A downloadable game.

This game is a clean, to-the-point adaptation of quintessential Star Wars rebel stories, those of the Original Trilogy, the Sequel Trilogy, and even side media like Star Wars Rebels and Jedi Fallen Order.

But where TTRPGs like Edge of the Empire, Hyperspace d6, and even the Hyperdrive adaptation of AIRLOCK aim to fit players’ own characters within the literal world of Star Wars, Galactic instead hands players the script of The Empire Strikes Back and dares them to write a better romance between the Scoundrel and the Diplomat, or to consider a different path for the young Nova training on a world of mangroves and fog.

In this context, the adaptation of natures and traits from Wanderhome fits perfectly in the Star Wars ethos. New worlds, new cultures, new people, each with a name, and a story, and a tie-in novel or comic book implied in the margins but only mentioned in passing in this story. Like any proper Star Wars story, from Jedi Academy to Knights of the Old Republic to The Mandalorian, the stories of Galactic focus on the eternal wanderers, the ones lucky enough to visit countless worlds but not lucky enough to find a home quite yet.
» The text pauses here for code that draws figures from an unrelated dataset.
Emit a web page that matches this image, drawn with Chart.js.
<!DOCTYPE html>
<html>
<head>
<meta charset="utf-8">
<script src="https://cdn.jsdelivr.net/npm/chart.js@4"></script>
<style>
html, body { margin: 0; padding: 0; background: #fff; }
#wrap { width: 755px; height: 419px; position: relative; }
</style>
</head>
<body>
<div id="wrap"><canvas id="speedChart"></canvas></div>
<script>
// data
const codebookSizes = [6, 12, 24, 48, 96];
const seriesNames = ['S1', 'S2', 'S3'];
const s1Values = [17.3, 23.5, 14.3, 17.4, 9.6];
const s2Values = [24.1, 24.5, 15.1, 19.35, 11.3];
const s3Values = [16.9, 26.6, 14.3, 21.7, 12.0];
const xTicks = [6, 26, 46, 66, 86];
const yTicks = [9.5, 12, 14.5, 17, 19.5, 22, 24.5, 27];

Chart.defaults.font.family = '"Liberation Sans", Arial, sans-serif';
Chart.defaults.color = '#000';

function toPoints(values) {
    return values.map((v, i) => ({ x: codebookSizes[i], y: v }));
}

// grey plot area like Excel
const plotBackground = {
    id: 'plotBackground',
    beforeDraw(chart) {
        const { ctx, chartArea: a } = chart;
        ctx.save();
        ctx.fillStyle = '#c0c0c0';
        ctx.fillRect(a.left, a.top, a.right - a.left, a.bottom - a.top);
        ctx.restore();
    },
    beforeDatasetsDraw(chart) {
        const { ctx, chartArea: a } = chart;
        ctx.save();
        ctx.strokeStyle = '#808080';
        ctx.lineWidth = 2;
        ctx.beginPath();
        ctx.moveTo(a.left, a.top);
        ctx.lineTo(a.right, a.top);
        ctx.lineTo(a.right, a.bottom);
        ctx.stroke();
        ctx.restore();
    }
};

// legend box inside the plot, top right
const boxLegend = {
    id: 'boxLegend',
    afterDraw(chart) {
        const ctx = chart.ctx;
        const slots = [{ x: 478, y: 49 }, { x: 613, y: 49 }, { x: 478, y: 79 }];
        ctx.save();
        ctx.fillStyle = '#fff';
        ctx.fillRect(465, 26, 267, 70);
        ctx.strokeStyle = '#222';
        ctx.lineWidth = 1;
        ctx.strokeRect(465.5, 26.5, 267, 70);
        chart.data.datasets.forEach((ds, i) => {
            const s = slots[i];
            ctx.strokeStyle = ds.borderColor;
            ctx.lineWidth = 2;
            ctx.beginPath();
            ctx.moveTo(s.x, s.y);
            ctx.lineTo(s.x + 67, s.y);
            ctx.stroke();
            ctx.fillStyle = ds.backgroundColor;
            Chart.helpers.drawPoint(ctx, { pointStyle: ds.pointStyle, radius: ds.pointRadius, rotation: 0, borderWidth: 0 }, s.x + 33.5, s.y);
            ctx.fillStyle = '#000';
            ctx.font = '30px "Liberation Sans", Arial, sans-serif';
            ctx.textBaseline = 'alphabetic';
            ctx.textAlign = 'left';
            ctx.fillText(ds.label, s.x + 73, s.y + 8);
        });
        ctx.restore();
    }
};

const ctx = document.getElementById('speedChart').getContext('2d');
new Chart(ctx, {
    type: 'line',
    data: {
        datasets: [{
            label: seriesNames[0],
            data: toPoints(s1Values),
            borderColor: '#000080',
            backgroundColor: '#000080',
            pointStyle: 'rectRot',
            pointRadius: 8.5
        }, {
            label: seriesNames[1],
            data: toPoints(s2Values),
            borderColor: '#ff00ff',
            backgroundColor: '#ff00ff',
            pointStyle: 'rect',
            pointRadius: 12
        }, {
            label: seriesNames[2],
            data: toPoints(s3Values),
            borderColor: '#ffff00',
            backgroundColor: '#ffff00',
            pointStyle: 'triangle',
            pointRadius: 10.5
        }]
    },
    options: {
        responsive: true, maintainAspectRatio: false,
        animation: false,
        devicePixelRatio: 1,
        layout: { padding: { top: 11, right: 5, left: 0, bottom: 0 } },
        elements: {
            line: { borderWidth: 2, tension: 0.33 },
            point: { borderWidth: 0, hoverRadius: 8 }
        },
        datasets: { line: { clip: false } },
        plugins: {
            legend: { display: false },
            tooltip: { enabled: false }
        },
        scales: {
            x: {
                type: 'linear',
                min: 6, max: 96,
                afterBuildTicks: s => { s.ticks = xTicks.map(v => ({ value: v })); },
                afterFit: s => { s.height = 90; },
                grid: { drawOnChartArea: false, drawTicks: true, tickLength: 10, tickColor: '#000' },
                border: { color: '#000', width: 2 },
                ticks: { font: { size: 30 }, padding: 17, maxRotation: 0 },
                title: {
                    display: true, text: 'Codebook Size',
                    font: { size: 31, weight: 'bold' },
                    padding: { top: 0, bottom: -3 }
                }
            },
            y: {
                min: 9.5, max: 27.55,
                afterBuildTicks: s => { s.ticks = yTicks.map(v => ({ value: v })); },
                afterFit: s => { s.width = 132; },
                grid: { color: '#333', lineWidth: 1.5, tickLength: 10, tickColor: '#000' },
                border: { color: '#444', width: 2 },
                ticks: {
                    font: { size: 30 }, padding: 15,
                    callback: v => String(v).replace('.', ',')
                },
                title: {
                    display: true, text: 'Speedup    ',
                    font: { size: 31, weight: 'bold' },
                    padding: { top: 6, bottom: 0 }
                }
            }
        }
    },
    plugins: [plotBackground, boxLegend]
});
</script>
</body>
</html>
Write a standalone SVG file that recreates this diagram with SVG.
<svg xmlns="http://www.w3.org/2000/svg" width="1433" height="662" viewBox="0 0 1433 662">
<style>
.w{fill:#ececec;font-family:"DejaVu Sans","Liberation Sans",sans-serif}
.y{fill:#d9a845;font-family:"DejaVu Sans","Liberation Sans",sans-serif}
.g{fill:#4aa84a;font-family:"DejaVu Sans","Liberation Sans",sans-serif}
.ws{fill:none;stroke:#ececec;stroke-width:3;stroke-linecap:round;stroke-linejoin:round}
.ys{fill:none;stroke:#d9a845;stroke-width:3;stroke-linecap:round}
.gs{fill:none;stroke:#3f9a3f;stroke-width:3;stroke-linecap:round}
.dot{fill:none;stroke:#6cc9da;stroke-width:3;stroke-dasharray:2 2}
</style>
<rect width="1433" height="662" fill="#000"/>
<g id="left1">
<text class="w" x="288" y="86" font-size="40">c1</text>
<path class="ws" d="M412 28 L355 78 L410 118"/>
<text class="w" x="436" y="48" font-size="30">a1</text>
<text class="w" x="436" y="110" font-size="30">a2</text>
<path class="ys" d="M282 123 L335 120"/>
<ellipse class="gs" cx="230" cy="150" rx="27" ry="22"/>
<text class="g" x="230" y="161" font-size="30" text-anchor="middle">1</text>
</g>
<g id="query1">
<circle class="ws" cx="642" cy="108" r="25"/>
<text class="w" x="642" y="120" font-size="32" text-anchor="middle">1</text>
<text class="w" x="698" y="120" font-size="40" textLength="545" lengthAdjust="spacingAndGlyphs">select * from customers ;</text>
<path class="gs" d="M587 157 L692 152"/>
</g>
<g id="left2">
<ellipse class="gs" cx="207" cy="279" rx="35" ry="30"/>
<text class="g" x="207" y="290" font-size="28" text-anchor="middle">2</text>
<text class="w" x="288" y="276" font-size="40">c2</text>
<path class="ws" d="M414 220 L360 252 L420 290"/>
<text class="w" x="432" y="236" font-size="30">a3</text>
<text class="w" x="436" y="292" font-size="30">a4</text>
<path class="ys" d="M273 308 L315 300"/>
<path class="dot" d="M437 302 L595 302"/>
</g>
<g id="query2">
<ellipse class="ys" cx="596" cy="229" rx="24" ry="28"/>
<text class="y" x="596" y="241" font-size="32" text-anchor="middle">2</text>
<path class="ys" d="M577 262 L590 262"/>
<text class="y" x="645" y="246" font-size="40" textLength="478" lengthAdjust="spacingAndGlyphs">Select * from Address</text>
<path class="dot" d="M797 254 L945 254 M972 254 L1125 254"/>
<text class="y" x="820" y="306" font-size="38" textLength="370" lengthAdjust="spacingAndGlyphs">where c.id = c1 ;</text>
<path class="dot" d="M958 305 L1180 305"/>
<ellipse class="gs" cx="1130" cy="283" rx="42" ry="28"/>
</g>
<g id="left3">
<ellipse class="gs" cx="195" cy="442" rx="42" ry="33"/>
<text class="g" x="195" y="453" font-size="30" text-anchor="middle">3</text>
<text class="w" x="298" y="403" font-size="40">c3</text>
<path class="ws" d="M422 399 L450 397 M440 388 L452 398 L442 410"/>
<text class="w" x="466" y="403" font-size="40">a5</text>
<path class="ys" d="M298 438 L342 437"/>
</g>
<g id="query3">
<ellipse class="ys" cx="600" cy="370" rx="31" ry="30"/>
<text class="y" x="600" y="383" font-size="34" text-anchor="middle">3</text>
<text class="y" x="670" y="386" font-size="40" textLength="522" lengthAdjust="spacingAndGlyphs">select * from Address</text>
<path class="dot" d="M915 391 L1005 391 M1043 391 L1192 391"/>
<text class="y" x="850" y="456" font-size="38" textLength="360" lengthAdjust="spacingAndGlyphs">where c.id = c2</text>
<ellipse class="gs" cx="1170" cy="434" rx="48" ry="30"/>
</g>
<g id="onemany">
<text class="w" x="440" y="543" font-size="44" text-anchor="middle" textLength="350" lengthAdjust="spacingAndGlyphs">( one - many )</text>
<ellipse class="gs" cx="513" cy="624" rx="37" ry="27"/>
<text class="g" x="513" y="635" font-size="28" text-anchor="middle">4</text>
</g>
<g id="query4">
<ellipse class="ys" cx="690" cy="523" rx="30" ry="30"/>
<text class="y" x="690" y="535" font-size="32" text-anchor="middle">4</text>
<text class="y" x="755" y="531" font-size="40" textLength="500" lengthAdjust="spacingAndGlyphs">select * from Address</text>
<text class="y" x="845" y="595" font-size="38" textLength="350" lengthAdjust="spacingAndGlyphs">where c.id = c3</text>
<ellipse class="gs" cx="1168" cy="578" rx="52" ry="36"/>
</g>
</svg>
Galactic is a meditation of what kinds of stories we expect from Old Star Wars, on what made the Original Trilogy capture the imagination of people who weren’t even alive to see it in theaters.

Because—as much as I’m personally loath to admit it—it’s not the lore of the galaxy, or even the hot aliens (okay, a little bit the hot aliens).

Star Wars grips so many people—grips me—because it’s a story about small people banding together to fight an evil that thinks it has already won, in a world that has mostly given up trying to fight.

As much as those themes were fascinating in the ‘70s, they’re even more relevant in 2021.